Bir başka deyişle, siyasi iktidarın sermayeye devrini amaçlayan bir programdır yönetişim. Bu program, siyasi karar alma yetkisinin artık özel şirketler, sanayi ve ticaret odaları, sermaye dernekleri, kısaca “özel sektör” tarafından kullanılmasını; kamu kaynaklarının kontrolünde sermayenin söz sahibi olmasını, yani devlet kurumlarının doğrudan ve açıkça sermayeye devredilmesini öngörüyor.

Alın size yönetişim! Alın size “İyi Yönetişim Ödülü” sahibi ve de sarayda oturan bir “Baş CEO!”

***

Saray sahibi “Baş CEO”, “Bir anonim şirket nasıl yönetiliyorsa Türkiye de öyle yönetilmelidir” dediği anda Sabacıların, Koçların, Zorluların, Karamehmetlerin, Ülkerlerin, Özyeğinlerin, Şahenklerin derin bir oh çektiklerine ve o konuşmayı ayakta alkışladıklarına o kadar eminim ki… Belki tek sitemleri olabilir: Ah biraz daha kontrollü olabilsen, ah biraz daha uslu durabilsen, ah birazcık daha sakin kalabilsen! Ve içlerini ferahlatan bir teselli: Neyse, kontrol edebileceğimiz, daha uslu, daha sakin bir CEO bulmaya çalışıyoruz nasıl olsa…
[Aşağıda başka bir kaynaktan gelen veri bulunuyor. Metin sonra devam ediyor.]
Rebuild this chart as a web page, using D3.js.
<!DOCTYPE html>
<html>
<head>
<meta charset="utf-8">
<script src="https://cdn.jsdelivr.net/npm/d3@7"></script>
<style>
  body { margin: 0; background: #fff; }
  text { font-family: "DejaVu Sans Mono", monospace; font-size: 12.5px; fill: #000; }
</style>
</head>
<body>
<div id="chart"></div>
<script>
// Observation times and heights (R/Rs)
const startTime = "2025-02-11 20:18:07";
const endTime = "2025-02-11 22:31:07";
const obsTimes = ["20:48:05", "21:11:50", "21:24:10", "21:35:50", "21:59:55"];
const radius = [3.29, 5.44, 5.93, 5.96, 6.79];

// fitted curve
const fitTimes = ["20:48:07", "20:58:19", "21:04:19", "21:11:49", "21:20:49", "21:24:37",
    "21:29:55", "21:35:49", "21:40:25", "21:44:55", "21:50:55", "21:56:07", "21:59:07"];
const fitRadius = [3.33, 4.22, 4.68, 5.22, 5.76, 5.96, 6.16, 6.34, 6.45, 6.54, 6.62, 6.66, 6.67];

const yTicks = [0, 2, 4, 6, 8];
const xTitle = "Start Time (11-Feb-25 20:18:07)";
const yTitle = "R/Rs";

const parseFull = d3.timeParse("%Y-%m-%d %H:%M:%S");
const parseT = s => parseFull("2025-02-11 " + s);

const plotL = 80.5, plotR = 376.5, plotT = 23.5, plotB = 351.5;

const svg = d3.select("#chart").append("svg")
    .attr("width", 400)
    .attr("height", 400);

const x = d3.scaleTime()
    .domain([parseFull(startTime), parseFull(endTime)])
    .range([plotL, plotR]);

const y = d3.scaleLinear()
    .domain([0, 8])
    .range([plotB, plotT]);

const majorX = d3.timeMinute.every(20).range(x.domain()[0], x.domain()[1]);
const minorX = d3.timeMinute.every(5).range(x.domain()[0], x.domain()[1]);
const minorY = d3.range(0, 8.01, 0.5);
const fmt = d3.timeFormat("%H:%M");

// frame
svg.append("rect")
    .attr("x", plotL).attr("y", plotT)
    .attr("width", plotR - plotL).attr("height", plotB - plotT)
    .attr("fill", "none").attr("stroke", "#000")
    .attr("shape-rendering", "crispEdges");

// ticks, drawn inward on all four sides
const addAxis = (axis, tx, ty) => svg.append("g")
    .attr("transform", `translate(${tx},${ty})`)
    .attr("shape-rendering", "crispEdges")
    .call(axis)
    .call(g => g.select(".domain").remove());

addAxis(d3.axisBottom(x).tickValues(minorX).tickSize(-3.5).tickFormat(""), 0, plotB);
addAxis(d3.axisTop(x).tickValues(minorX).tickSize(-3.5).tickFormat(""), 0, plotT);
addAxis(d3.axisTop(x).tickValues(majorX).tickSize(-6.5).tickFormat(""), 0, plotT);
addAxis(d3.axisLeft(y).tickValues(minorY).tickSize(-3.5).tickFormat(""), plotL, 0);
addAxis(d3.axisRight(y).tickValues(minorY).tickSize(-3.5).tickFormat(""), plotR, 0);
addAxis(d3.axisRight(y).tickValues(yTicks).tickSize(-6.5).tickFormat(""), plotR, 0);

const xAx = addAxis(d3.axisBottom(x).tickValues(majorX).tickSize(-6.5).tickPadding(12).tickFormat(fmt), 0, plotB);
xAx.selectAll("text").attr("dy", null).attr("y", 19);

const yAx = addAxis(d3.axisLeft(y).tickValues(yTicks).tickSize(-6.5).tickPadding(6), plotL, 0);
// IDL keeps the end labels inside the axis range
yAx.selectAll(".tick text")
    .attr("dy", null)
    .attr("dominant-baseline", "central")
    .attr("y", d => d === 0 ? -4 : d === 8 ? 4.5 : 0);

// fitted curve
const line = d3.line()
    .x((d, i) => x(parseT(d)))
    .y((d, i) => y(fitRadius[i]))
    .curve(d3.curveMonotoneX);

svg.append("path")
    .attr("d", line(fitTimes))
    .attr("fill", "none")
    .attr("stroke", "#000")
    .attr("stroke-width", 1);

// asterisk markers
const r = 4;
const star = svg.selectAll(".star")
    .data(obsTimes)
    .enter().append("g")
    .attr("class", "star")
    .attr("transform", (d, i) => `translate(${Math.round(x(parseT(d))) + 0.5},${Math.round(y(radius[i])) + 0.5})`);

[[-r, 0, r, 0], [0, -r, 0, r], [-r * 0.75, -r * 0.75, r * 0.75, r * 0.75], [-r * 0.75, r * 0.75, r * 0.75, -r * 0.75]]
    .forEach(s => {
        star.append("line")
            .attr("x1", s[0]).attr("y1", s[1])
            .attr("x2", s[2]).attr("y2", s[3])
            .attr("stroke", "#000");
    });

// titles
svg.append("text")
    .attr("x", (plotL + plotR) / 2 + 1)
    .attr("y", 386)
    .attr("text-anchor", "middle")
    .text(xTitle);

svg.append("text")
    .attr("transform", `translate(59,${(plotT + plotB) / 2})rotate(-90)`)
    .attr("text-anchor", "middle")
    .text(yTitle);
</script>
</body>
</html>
Bu saydığım ve sayamadığım sermaye grupları için Türkiye’yi dikensiz gül bahçesine çeviren, yani ülkeyi “anonim şirket” haline getiren uygulamaların hemen hemen hepsi “Baş CEO”nun devr-i iktidarında yaşama geçirildi çünkü: Özel imtiyazlar, ballı özelleştirmeler, acele kamulaştırmalar, hibeler, krediler, emek gücünü işe alma ve işten atma esnekliği, taşeronlaştırma… Kıyak üstüne kıyak!
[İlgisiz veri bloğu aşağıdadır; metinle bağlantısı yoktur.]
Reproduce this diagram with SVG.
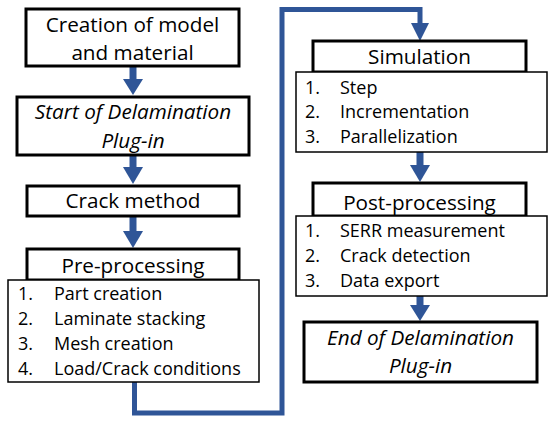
<svg xmlns="http://www.w3.org/2000/svg" width="550" height="422" viewBox="0 0 550 422">
<style>
.hb{fill:#fff;stroke:#000;stroke-width:3}
.lb{fill:#fff;stroke:#000;stroke-width:1.5}
.t{font-family:"Open Sans","Liberation Sans",sans-serif;font-size:20.7px;fill:#000;text-anchor:middle}
.i{font-style:italic}
.l{font-family:"Open Sans","Liberation Sans",sans-serif;font-size:18px;fill:#000}
.c{fill:none;stroke:#2F5597;stroke-width:5}
.s{fill:none;stroke:#2F5597;stroke-width:7}
.h{fill:#2F5597}
</style>
<rect width="550" height="422" fill="#fff"/>
<g id="connectors">
<line class="s" x1="133" y1="66" x2="133" y2="80"/><polygon class="h" points="123,79 143,79 133,95"/>
<line class="s" x1="133" y1="155" x2="133" y2="168"/><polygon class="h" points="123,167 143,167 133,184"/>
<line class="s" x1="133" y1="216" x2="133" y2="232"/><polygon class="h" points="123,231 143,231 133,248"/>
<polyline class="c" points="134.5,382 134.5,413 282,413 282,9.5 420,9.5 420,24"/><polygon class="h" points="411,23 429,23 420,41"/>
<line class="s" x1="420" y1="152" x2="420" y2="166"/><polygon class="h" points="410,165 430,165 420,182"/>
<line class="s" x1="420" y1="296" x2="420" y2="306"/><polygon class="h" points="410,305 430,305 420,321"/>
</g>
<g id="n1"><rect class="hb" x="26" y="9" width="213" height="57"/><text class="t" x="132.5" y="32">Creation of model</text><text class="t" x="132.5" y="60">and material</text></g>
<g id="n2"><rect class="hb" x="17" y="97" width="232" height="58"/><text class="t i" x="133" y="119">Start of Delamination</text><text class="t i" x="133" y="148">Plug-in</text></g>
<g id="n3"><rect class="hb" x="27" y="186" width="212" height="30"/><text class="t" x="133" y="208">Crack method</text></g>
<g id="n4"><rect class="hb" x="27" y="249" width="212" height="31"/><text class="t" x="133" y="273">Pre-processing</text>
<rect class="lb" x="8" y="280" width="251" height="102"/>
<text class="l" x="18" y="300">1.</text><text class="l" x="54" y="300">Part creation</text>
<text class="l" x="18" y="325">2.</text><text class="l" x="54" y="325">Laminate stacking</text>
<text class="l" x="18" y="350">3.</text><text class="l" x="54" y="350">Mesh creation</text>
<text class="l" x="18" y="375">4.</text><text class="l" x="54" y="375">Load/Crack conditions</text></g>
<g id="n5"><rect class="hb" x="313" y="41" width="213" height="31"/><text class="t" x="419.5" y="64">Simulation</text>
<rect class="lb" x="296" y="72" width="251" height="80"/>
<text class="l" x="305" y="94">1.</text><text class="l" x="340" y="94">Step</text>
<text class="l" x="305" y="118">2.</text><text class="l" x="340" y="118">Incrementation</text>
<text class="l" x="305" y="143">3.</text><text class="l" x="340" y="143">Parallelization</text></g>
<g id="n6"><rect class="hb" x="313" y="183" width="213" height="33"/><text class="t" x="419.5" y="210">Post-processing</text>
<rect class="lb" x="296" y="216" width="251" height="80"/>
<text class="l" x="305" y="237">1.</text><text class="l" x="340" y="237">SERR measurement</text>
<text class="l" x="305" y="262">2.</text><text class="l" x="340" y="262">Crack detection</text>
<text class="l" x="305" y="287">3.</text><text class="l" x="340" y="287">Data export</text></g>
<g id="n7"><rect class="hb" x="304" y="322" width="233" height="60"/><text class="t i" x="420.5" y="345">End of Delamination</text><text class="t i" x="420.5" y="373">Plug-in</text></g>
</svg>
Türkiye elbette sermaye için “cazibe merkezi” olacak, çünkü memleketi memleket olmaktan çıkarıp “anonim şirket” haline getiren bir “Baş CEO”nun elinde kepaze oldu memleket!

***

Bir ülke “anonim şirket” gibi yönetildiğinde, bunun çalışanlar açısından anlamı tektir: Mutlak yoksullaşma ve mutlak mülksüzleşme.

Ücretlerin daha fazla düşmesi, kazanılmış hakların daha çok budanması, daha esnek ve daha güvencesiz koşullarda çalışma, daha vahşi biçimde sömürülme.

Sırtını “Baş CEO”nun iktidarına, dinselleştirme politikalarına ve polis gücüne dayayan sermaye grupları, istedikleri gibi at oynatıyorlar memlekette.

İnsanları mülksüzleştiriyor, yoksullaştırıyor, muhtaç hale getiriyorlar. Zorbaca ve arsızca…

Özelleştirme İdaresi Başkanlığı, bir mülksüzleştirme mabedi. Acele kamulaştırma ve özel imtiyaz kararlarının alındığı Bakanlar Kurulu toplantıları, birer mülksüzleştirme merkezi. Para babalarının keyfine göre düzenlenen ve torba yasaların içine gizlenen maddelerin gece yarıları oylandığı TBMM, bir mülksüzleştirme tapınağı… 

Sormasınlar, sorgulamasınlar, itiraz edemesinler, hayır diyemesinler diye, biat etsinler ve kendilerine sunulan sadakayla idare etsinler diye; hayatlarının her milimetrekaresi dinselleştirilen, türbanlaştırılan, imamhatipleştirilen insanların ülkesi haline getirildi memleket.  

Bir “Baş CEO”nun elinde ziyan olan koskoca bir ülke.

Memleketi “anonim şirket” gibi yönetenlere karşı, “Bu memleket bizim” diyen, “Hırsızı, katili, yobazı kovalayacağız” diyen, “Mülksüzleştirenleri mülksüzleştireceğiz” diyen insanlar da var bu topraklarda. İyi ki…

***

Geçen haftadan beri pek çok konuşulan şu “anonim şirket” meselesini daha iyi anlamak için bir kitap tavsiyesiyle bitireyim.

Bu yazıyı yazarken de, geçtiğimiz iki yıl boyunca da sürekli yararlandığım bir kitap. Kocaeli Üniversitesi Hukuk Fakültesi Öğretim Üyesi Prof. Yasemin Özdek’in “Şirket Egemenliği Çağı” adlı kitabı. Notabene Yayınları’nca 2011’de basılan ve o tarihten beri sık başvurduğum bir kaynak. “Baş CEO”nun “Anonim şirket gibi yönetilmeli” dediği yönetim biçimini tüm dehşet ve şiddetiyle anlatan bir kitap. Ben yararlandım, siz de yararlanın istedim.